Скобелев: исторический портрет (Масальский) - страница 241

Какова была «дружба» Бисмарка, мы уже выяснили. Но он считал необходимым во что бы то ни стало избежать конфликта с Россией и завещал этот принцип своим преемникам.

Читатель, который следит за ходом моего повествования, конечно, спросит: все-таки понял ли Вильгельм II свою ошибку?

Как говорят французы, только на лестнице. Вплоть до 1914 г. он предпринимал многократные отчаянные попытки оторвать Россию от Антанты. Но было поздно.

Приведу теперь объяснение мотивов и целей политики Александра III государственным человеком, министром финансов и председателем комитета министров Н.Х.Бунге. Он напоминает, что сначала Пруссия заискивала у России, извлекая из дружбы с ней одностороннюю выгоду, но после побед над соседями и объединения под своей властью Германии «перестала довольствоваться дружбой России и стала искать преобладания в союзах, которые сначала должны были сковывать Россию, а затем — лишить ее влияния на европейские дела». Указав на недружественные действия нового Вильгельма, Бунге далее объясняет: «Возобновление после Бисмарка Тройственного союза нашло ответ императора Александра III в сближении России с Францией, которое, ослабив преобладание Германии в Европе, дало удовлетворение русскому народному чувству». И, наконец, последнее, чего требовал Скобелев: «Александр III резко поставил начало: «Россия должна принадлежать русским», и этим сам пошел навстречу современным стремлениям русского общества». Это — почти дословное повторение скобелевского лозунга «Россия — для русских», под которым его автор подразумевал ликвидацию немецкого влияния в политической, административной и хозяйственной жизни.

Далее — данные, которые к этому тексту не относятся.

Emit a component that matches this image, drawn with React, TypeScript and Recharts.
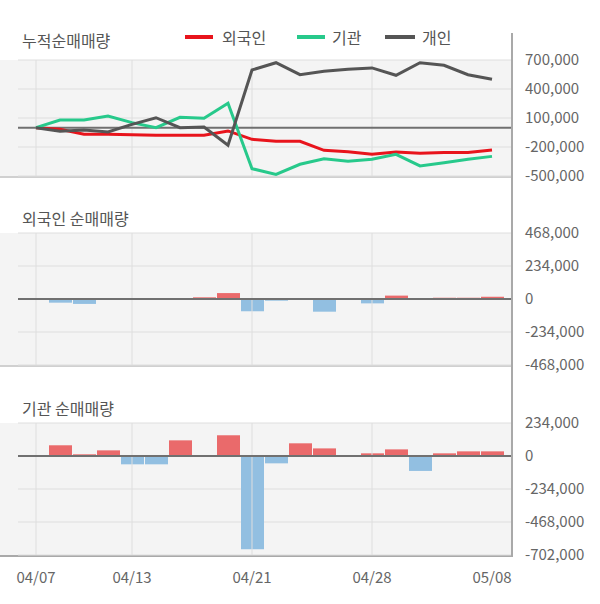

Хотя полностью эта цель при царствовании Романовых не могла быть достигнута, немецкие интриги ограничивались уже новой внешнеполитической ориентацией и экономической политикой по отношению к Германии. Так Александр III, отличавшийся консерватизмом, но искренне любивший свою страну и глубоко озабоченный ее безопасностью, сумел найти и осуществить внешнеполитический курс, отвечавший национальным интересам России.

Подытоживая, можем теперь объективно оценить ту роль, которую сыграл Скобелев в этом историческом событии. Призыв к франко-русскому союзу, направленный на обуздание германской агрессивности, имел силу первой идеи, брошенной в еще не подготовленную, но благодатную почву. Он заставил одних поверить в реальность подобной перспективы, других — задуматься над ней. И во время подготовки союза имя Скобелева и его аргументы довлели над участниками переговоров. «Характерно, — подчеркивал Е.В.Тарле, — что и во Франции, и в Германии этот инцидент постоянно вспоминали в 1890 г., когда готовилось заключение франко-русского соглашения, и в 1891 г., когда оно было подписано». Позже к союзу двух держав, как это предвидел и к чему также призывал Скобелев, присоединилась Англия. Прозорливость этого человека была поразительна. Невольно хочется повторить за купринским рассказчиком из «Однорукого коменданта»: «Я считаю так, что он был великий человек и гораздо умнее всех своих современников… Какого полета мысли был человек! Какой прозорливости!» Действительно, Скобелев умел анализировать и смотрел далеко вперед. Я предупреждал, что политическая прозорливость Скобелева была не меньшей, чем стратегическая. Разве я обманул читателя? Пусть кто-нибудь попробует меня опровергнуть.